YOUR GOAL: Quote verbatim the span of lines that begins the listing below and closes with the line containing "oceanie = [500, 200, 150, 200]".

DATA EXTRACT:
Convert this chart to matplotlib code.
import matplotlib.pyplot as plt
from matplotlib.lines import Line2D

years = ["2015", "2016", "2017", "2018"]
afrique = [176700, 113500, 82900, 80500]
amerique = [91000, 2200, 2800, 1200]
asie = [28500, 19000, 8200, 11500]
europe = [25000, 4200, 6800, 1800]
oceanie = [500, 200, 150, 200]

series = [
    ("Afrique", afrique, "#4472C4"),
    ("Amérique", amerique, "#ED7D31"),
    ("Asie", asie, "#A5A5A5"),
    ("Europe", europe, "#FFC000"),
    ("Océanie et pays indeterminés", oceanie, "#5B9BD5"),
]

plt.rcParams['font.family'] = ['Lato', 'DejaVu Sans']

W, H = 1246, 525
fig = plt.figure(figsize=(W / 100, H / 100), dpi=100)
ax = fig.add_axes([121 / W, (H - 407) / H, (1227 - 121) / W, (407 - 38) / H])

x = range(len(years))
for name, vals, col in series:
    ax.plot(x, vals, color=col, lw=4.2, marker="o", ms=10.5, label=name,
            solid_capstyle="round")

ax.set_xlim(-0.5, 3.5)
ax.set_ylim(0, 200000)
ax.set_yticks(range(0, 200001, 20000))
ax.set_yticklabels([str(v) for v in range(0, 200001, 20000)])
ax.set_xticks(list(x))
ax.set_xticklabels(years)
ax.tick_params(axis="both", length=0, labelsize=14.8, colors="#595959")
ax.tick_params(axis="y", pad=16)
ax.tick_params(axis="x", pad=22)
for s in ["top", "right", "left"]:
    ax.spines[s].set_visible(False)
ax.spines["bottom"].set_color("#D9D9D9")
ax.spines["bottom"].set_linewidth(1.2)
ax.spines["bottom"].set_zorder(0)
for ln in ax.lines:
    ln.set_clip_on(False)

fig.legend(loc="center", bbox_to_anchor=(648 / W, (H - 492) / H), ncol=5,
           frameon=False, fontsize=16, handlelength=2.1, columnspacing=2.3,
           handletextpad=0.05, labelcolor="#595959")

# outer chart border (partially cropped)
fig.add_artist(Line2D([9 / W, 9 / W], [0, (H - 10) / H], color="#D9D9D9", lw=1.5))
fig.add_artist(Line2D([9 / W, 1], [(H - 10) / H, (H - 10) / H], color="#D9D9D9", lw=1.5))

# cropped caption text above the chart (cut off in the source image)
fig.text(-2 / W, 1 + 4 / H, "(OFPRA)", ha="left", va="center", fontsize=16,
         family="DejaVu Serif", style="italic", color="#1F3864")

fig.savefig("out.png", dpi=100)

RESULT OF THIS EXERCISE:
Convert this chart to matplotlib code.
import matplotlib.pyplot as plt
from matplotlib.lines import Line2D

years = ["2015", "2016", "2017", "2018"]
afrique = [176700, 113500, 82900, 80500]
amerique = [91000, 2200, 2800, 1200]
asie = [28500, 19000, 8200, 11500]
europe = [25000, 4200, 6800, 1800]
oceanie = [500, 200, 150, 200]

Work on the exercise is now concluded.